== Task details ==
Find each line with "this" and copy it.

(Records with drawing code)

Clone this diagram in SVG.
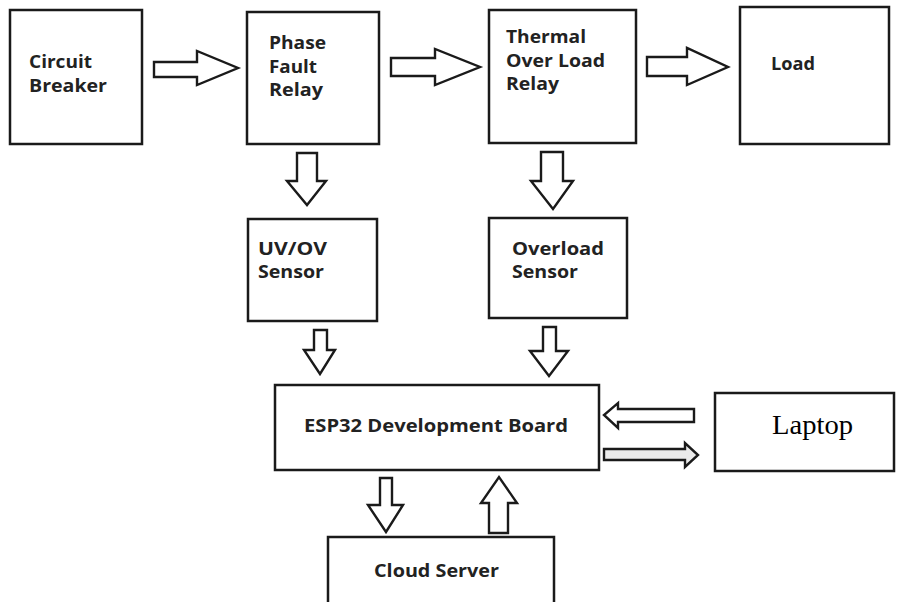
<svg xmlns="http://www.w3.org/2000/svg" width="899" height="602" viewBox="0 0 899 602">
<style>
.box{fill:#fff;stroke:#1a1a1a;stroke-width:2.5}
.arr{fill:#fff;stroke:#1a1a1a;stroke-width:2.4;stroke-linejoin:miter}
.arrg{fill:#ebebeb;stroke:#1a1a1a;stroke-width:2.4}
.t{font-family:"Open Sans","Liberation Sans",sans-serif;font-weight:700;font-size:17.5px;fill:#222}
.s{font-family:"Liberation Serif","Times New Roman",serif;font-size:28px;fill:#000}
</style>
<rect width="899" height="602" fill="#fff"/>
<g id="circuit-breaker">
<rect class="box" x="10" y="10" width="132" height="134"/>
<text class="t" x="29" y="68" textLength="63" lengthAdjust="spacingAndGlyphs">Circuit</text>
<text class="t" x="29" y="92" textLength="78" lengthAdjust="spacingAndGlyphs">Breaker</text>
</g>
<g id="phase-fault-relay">
<rect class="box" x="247" y="12" width="132" height="132"/>
<text class="t" x="269" y="49" textLength="57" lengthAdjust="spacingAndGlyphs">Phase</text>
<text class="t" x="269" y="73" textLength="48" lengthAdjust="spacingAndGlyphs">Fault</text>
<text class="t" x="269" y="96" textLength="54" lengthAdjust="spacingAndGlyphs">Relay</text>
</g>
<g id="thermal-overload-relay">
<rect class="box" x="489" y="10" width="147" height="133"/>
<text class="t" x="506" y="43" textLength="80" lengthAdjust="spacingAndGlyphs">Thermal</text>
<text class="t" x="506" y="67" textLength="99" lengthAdjust="spacingAndGlyphs">Over Load</text>
<text class="t" x="506" y="90" textLength="53" lengthAdjust="spacingAndGlyphs">Relay</text>
</g>
<g id="load">
<rect class="box" x="740" y="7" width="149" height="137"/>
<text class="t" x="771" y="70" textLength="44" lengthAdjust="spacingAndGlyphs">Load</text>
</g>
<g id="uv-ov-sensor">
<rect class="box" x="248" y="219" width="129" height="102"/>
<text class="t" x="258" y="255" textLength="69" lengthAdjust="spacingAndGlyphs">UV/OV</text>
<text class="t" x="258" y="278" textLength="66" lengthAdjust="spacingAndGlyphs">Sensor</text>
</g>
<g id="overload-sensor">
<rect class="box" x="489" y="218" width="138" height="100"/>
<text class="t" x="512" y="255" textLength="92" lengthAdjust="spacingAndGlyphs">Overload</text>
<text class="t" x="512" y="278" textLength="66" lengthAdjust="spacingAndGlyphs">Sensor</text>
</g>
<g id="esp32">
<rect class="box" x="275" y="385" width="324" height="85"/>
<text class="t" x="304" y="432" textLength="264" lengthAdjust="spacingAndGlyphs">ESP32 Development Board</text>
</g>
<g id="laptop">
<rect class="box" x="715" y="393" width="179" height="78"/>
<text class="s" x="772" y="434" textLength="81" lengthAdjust="spacingAndGlyphs">Laptop</text>
</g>
<g id="cloud-server">
<rect class="box" x="328" y="537" width="226" height="80"/>
<text class="t" x="374" y="577" textLength="125" lengthAdjust="spacingAndGlyphs">Cloud Server</text>
</g>
<g id="connectors">
<polygon class="arr" points="154,62 197,62 197,51 238,68 197,85 197,77 154,77"/>
<polygon class="arr" points="391,58 435,58 435,49 480,67 435,85 435,76 391,76"/>
<polygon class="arr" points="647,57 687,57 687,48 728,67 687,85 687,76 647,76"/>
<polygon class="arr" points="297,153 317,153 317,181 326,181 307,205 287,181 297,181"/>
<polygon class="arr" points="541,152 563,152 563,181 573,181 553,209 531,181 541,181"/>
<polygon class="arr" points="314,330 327,330 327,350 335,350 320,374 304,350 314,350"/>
<polygon class="arr" points="543,327 556,327 556,351 568,351 549,376 530,351 543,351"/>
<polygon class="arr" points="694,409 618,409 618,403 604,415 618,428 618,422 694,422"/>
<polygon class="arrg" points="604,449 685,449 685,443 698,455 685,467 685,460 604,460"/>
<polygon class="arr" points="380,478 392,478 392,505 403,505 386,532 368,505 380,505"/>
<polygon class="arr" points="489,533 508,533 508,503 517,503 499,477 481,503 489,503"/>
</g>
</svg>
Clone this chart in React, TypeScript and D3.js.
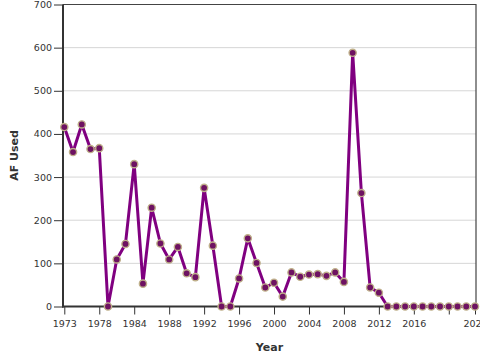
import React, { useEffect, useRef } from 'react'
import * as d3 from 'd3'

// water years on record (some early years missing)
const years = [
  1973, 1974, 1975, 1976, 1978, 1979, 1981, 1982, 1984, 1985, 1986, 1987,
  1988, 1989, 1990, 1991, 1992, 1993, 1994, 1995, 1996, 1997, 1998, 1999,
  2000, 2001, 2002, 2003, 2004, 2005, 2006, 2007, 2008, 2009, 2010, 2011,
  2012, 2013, 2014, 2015, 2016, 2017, 2018, 2019, 2020, 2021, 2022, 2023,
]

const afUsed = [
  416, 358, 422, 365, 367, 0, 109, 145, 330, 53, 229, 146,
  109, 138, 77, 68, 275, 141, 0, 0, 65, 158, 101, 44,
  55, 23, 79, 69, 74, 75, 71, 79, 57, 588, 263, 44,
  32, 0, 0, 0, 0, 0, 0, 0, 0, 0, 0, 0,
]

const xTickYears = [1973, 1978, 1984, 1988, 1992, 1996, 2000, 2004, 2008, 2012, 2016, 2020, 2023]
const xHiddenLabels = [2020]
const yTicks = [0, 100, 200, 300, 400, 500, 600, 700]

export default function App() {
  const svgRef = useRef<SVGSVGElement>(null)
  const width = 480
  const height = 360

  useEffect(() => {
    if (!svgRef.current) return
    const svg = d3.select(svgRef.current)
    svg.selectAll('*').remove()

    const left = 63
    const right = 476
    const top = 4.5
    const bottom = 306.5
    const font = 'DejaVu Sans, Verdana, sans-serif'

    const x = d3.scalePoint<number>()
      .domain(years)
      .range([64.3, 475])

    const y = d3.scaleLinear()
      .domain([0, 700])
      .range([bottom, top])

    // grid
    svg.append('g')
      .selectAll('line')
      .data(yTicks.filter(d => d > 0 && d < 700))
      .enter()
      .append('line')
      .attr('x1', left)
      .attr('x2', right)
      .attr('y1', d => y(d))
      .attr('y2', d => y(d))
      .attr('stroke', '#d6d6d6')
      .attr('stroke-width', 1)

    // top + right frame
    svg.append('path')
      .attr('d', `M${left},${top}H${right}V${bottom}`)
      .attr('fill', 'none')
      .attr('stroke', '#444')
      .attr('stroke-width', 1.2)

    // y axis
    const yAxis = svg.append('g')
      .attr('transform', `translate(${left},0)`)
      .call(d3.axisLeft(y).tickValues(yTicks).tickSize(9).tickPadding(2))
    yAxis.select('.domain').remove()
    yAxis.selectAll('.tick line').attr('stroke', '#333').attr('stroke-width', 1)
    yAxis.selectAll('.tick text')
      .attr('font-family', font)
      .attr('font-size', 9.5)
      .attr('fill', '#333')

    // x axis
    const xAxis = svg.append('g')
      .attr('transform', `translate(0,${bottom})`)
      .call(d3.axisBottom(x)
        .tickValues(xTickYears)
        .tickSize(8)
        .tickPadding(6)
        .tickFormat(d => (xHiddenLabels.includes(d as number) ? '' : String(d))))
    xAxis.select('.domain').remove()
    xAxis.selectAll('.tick line').attr('stroke', '#333').attr('stroke-width', 1)
    xAxis.selectAll('.tick text')
      .attr('font-family', font)
      .attr('font-size', 9.5)
      .attr('fill', '#333')

    // axis lines
    svg.append('line')
      .attr('x1', left).attr('x2', left)
      .attr('y1', top).attr('y2', bottom + 1)
      .attr('stroke', '#333')
      .attr('stroke-width', 2)
    svg.append('line')
      .attr('x1', left - 1).attr('x2', right)
      .attr('y1', bottom).attr('y2', bottom)
      .attr('stroke', '#333')
      .attr('stroke-width', 2)

    // series
    const pts = years.map((yr, i) => ({ yr, v: afUsed[i] }))
    const line = d3.line<{ yr: number; v: number }>()
      .x(d => x(d.yr) as number)
      .y(d => y(d.v))

    svg.append('path')
      .datum(pts)
      .attr('d', line)
      .attr('fill', 'none')
      .attr('stroke', '#800080')
      .attr('stroke-width', 3)
      .attr('stroke-linejoin', 'round')

    svg.append('g')
      .selectAll('circle')
      .data(pts)
      .enter()
      .append('circle')
      .attr('cx', d => x(d.yr) as number)
      .attr('cy', d => y(d.v))
      .attr('r', 3.6)
      .attr('fill', '#6e1262')
      .attr('stroke', '#bfb08a')
      .attr('stroke-width', 1.4)

    // titles
    svg.append('text')
      .attr('x', (left + right) / 2)
      .attr('y', 351)
      .attr('text-anchor', 'middle')
      .attr('font-family', font)
      .attr('font-weight', 'bold')
      .attr('font-size', 11)
      .attr('fill', '#333')
      .text('Year')

    svg.append('text')
      .attr('transform', `translate(18,${(top + bottom) / 2}) rotate(-90)`)
      .attr('text-anchor', 'middle')
      .attr('font-family', font)
      .attr('font-weight', 'bold')
      .attr('font-size', 11)
      .attr('fill', '#333')
      .text('AF Used')
  }, [])

  return (
    <div style={{ position: 'absolute', left: 0, top: 0 }}>
      <svg ref={svgRef} width={width} height={height} style={{ display: 'block', background: '#fff' }} />
    </div>
  )
}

== Correct output ==
Clone this diagram in SVG.
Clone this chart in React, TypeScript and D3.js.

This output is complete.